__Written instruction__. Every entry below should be transcribed exactly; pictures stay out of the copy.

__Data items__.
——
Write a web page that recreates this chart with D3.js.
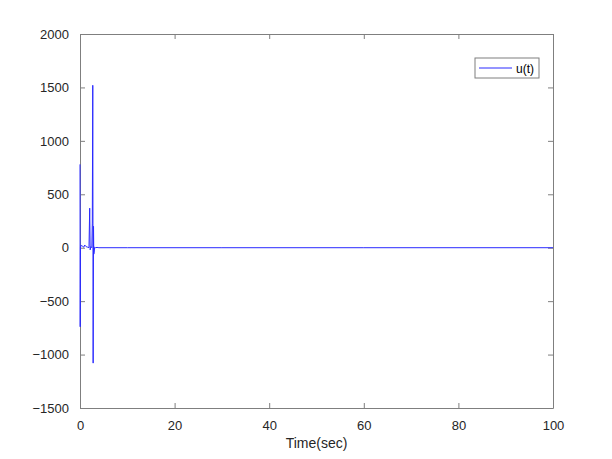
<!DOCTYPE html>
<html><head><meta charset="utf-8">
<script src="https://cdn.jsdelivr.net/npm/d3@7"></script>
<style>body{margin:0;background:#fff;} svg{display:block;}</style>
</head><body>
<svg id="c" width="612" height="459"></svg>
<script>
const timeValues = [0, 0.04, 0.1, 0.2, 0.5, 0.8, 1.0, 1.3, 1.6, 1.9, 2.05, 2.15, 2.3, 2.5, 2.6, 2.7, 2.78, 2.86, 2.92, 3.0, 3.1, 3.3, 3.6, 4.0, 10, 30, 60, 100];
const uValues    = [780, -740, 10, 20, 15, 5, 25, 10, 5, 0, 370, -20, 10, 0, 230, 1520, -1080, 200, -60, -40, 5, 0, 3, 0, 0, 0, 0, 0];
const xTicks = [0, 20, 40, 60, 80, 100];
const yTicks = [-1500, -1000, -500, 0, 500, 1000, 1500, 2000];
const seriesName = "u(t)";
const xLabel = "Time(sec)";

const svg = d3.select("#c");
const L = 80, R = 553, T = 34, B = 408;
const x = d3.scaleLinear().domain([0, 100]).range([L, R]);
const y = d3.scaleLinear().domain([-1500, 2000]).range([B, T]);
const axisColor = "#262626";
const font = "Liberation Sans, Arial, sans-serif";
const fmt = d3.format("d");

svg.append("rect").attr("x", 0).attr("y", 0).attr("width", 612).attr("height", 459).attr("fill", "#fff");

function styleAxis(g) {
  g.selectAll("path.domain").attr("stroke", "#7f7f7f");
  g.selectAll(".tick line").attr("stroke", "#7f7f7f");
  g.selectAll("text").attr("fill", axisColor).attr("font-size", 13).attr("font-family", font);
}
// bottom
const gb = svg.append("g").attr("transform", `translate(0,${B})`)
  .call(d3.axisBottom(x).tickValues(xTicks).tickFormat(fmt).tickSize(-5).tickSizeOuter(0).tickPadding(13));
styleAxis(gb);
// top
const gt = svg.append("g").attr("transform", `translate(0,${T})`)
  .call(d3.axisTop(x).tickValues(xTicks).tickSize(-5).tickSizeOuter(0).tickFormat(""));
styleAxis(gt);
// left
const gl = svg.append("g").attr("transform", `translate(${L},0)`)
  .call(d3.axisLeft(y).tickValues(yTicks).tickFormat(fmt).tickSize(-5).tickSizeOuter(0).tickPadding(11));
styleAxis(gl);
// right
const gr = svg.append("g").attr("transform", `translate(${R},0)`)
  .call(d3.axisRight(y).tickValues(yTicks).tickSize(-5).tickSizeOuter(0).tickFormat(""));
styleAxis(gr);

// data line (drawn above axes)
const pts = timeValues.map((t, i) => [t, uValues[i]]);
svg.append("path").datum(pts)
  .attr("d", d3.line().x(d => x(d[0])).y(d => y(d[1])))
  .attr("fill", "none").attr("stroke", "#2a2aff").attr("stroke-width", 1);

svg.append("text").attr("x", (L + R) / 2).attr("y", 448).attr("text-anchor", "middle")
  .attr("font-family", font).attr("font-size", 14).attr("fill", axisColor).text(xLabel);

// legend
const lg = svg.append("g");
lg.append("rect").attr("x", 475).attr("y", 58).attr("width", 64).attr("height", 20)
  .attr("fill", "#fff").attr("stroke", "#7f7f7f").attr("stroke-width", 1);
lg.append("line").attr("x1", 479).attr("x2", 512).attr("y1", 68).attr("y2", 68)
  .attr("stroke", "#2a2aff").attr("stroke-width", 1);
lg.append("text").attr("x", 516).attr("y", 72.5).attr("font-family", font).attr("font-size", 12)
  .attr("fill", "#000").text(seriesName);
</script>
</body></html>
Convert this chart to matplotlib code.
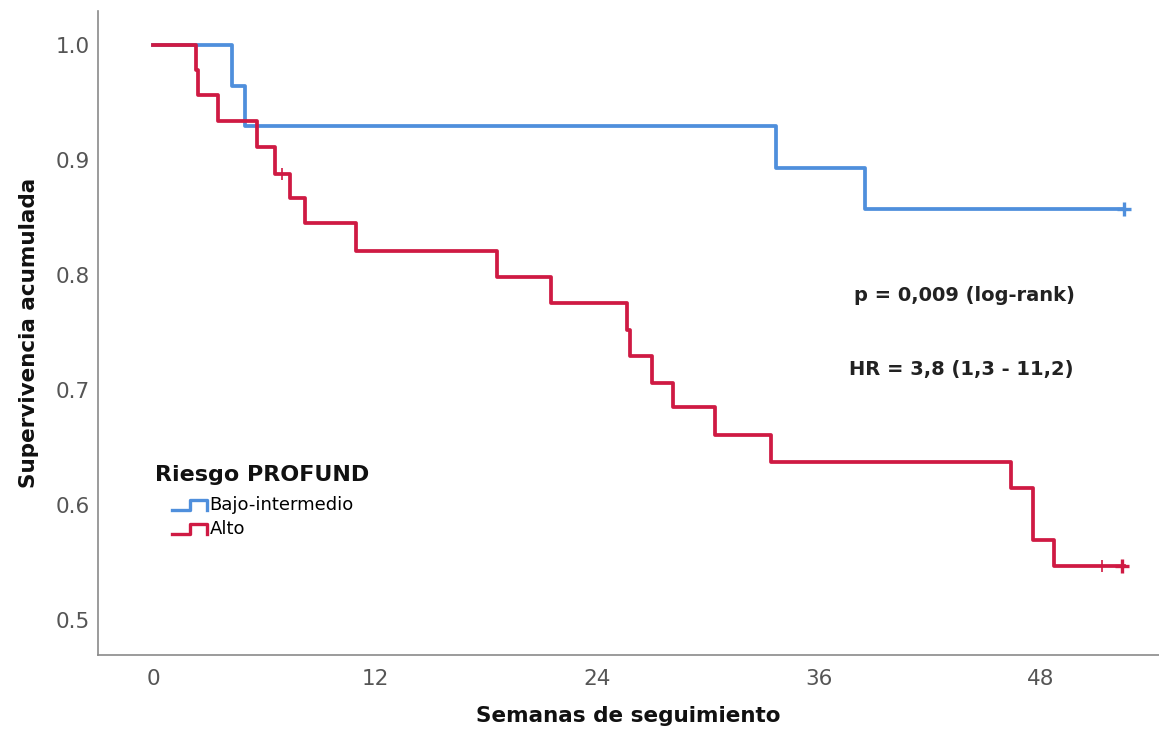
——
__Final answer__.
Write a web page that recreates this chart with D3.js.
<!DOCTYPE html>
<html><head><meta charset="utf-8">
<script src="https://cdn.jsdelivr.net/npm/d3@7"></script>
<style>body{margin:0;background:#fff;} svg{display:block;}</style>
</head><body>
<svg id="c" width="612" height="459"></svg>
<script>
const timeValues = [0, 0.04, 0.1, 0.2, 0.5, 0.8, 1.0, 1.3, 1.6, 1.9, 2.05, 2.15, 2.3, 2.5, 2.6, 2.7, 2.78, 2.86, 2.92, 3.0, 3.1, 3.3, 3.6, 4.0, 10, 30, 60, 100];
const uValues    = [780, -740, 10, 20, 15, 5, 25, 10, 5, 0, 370, -20, 10, 0, 230, 1520, -1080, 200, -60, -40, 5, 0, 3, 0, 0, 0, 0, 0];
const xTicks = [0, 20, 40, 60, 80, 100];
const yTicks = [-1500, -1000, -500, 0, 500, 1000, 1500, 2000];
const seriesName = "u(t)";
const xLabel = "Time(sec)";

const svg = d3.select("#c");
const L = 80, R = 553, T = 34, B = 408;
const x = d3.scaleLinear().domain([0, 100]).range([L, R]);
const y = d3.scaleLinear().domain([-1500, 2000]).range([B, T]);
const axisColor = "#262626";
const font = "Liberation Sans, Arial, sans-serif";
const fmt = d3.format("d");

svg.append("rect").attr("x", 0).attr("y", 0).attr("width", 612).attr("height", 459).attr("fill", "#fff");

function styleAxis(g) {
  g.selectAll("path.domain").attr("stroke", "#7f7f7f");
  g.selectAll(".tick line").attr("stroke", "#7f7f7f");
  g.selectAll("text").attr("fill", axisColor).attr("font-size", 13).attr("font-family", font);
}
// bottom
const gb = svg.append("g").attr("transform", `translate(0,${B})`)
  .call(d3.axisBottom(x).tickValues(xTicks).tickFormat(fmt).tickSize(-5).tickSizeOuter(0).tickPadding(13));
styleAxis(gb);
// top
const gt = svg.append("g").attr("transform", `translate(0,${T})`)
  .call(d3.axisTop(x).tickValues(xTicks).tickSize(-5).tickSizeOuter(0).tickFormat(""));
styleAxis(gt);
// left
const gl = svg.append("g").attr("transform", `translate(${L},0)`)
  .call(d3.axisLeft(y).tickValues(yTicks).tickFormat(fmt).tickSize(-5).tickSizeOuter(0).tickPadding(11));
styleAxis(gl);
// right
const gr = svg.append("g").attr("transform", `translate(${R},0)`)
  .call(d3.axisRight(y).tickValues(yTicks).tickSize(-5).tickSizeOuter(0).tickFormat(""));
styleAxis(gr);

// data line (drawn above axes)
const pts = timeValues.map((t, i) => [t, uValues[i]]);
svg.append("path").datum(pts)
  .attr("d", d3.line().x(d => x(d[0])).y(d => y(d[1])))
  .attr("fill", "none").attr("stroke", "#2a2aff").attr("stroke-width", 1);

svg.append("text").attr("x", (L + R) / 2).attr("y", 448).attr("text-anchor", "middle")
  .attr("font-family", font).attr("font-size", 14).attr("fill", axisColor).text(xLabel);

// legend
const lg = svg.append("g");
lg.append("rect").attr("x", 475).attr("y", 58).attr("width", 64).attr("height", 20)
  .attr("fill", "#fff").attr("stroke", "#7f7f7f").attr("stroke-width", 1);
lg.append("line").attr("x1", 479).attr("x2", 512).attr("y1", 68).attr("y2", 68)
  .attr("stroke", "#2a2aff").attr("stroke-width", 1);
lg.append("text").attr("x", 516).attr("y", 72.5).attr("font-family", font).attr("font-size", 12)
  .attr("fill", "#000").text(seriesName);
</script>
</body></html>
Convert this chart to matplotlib code.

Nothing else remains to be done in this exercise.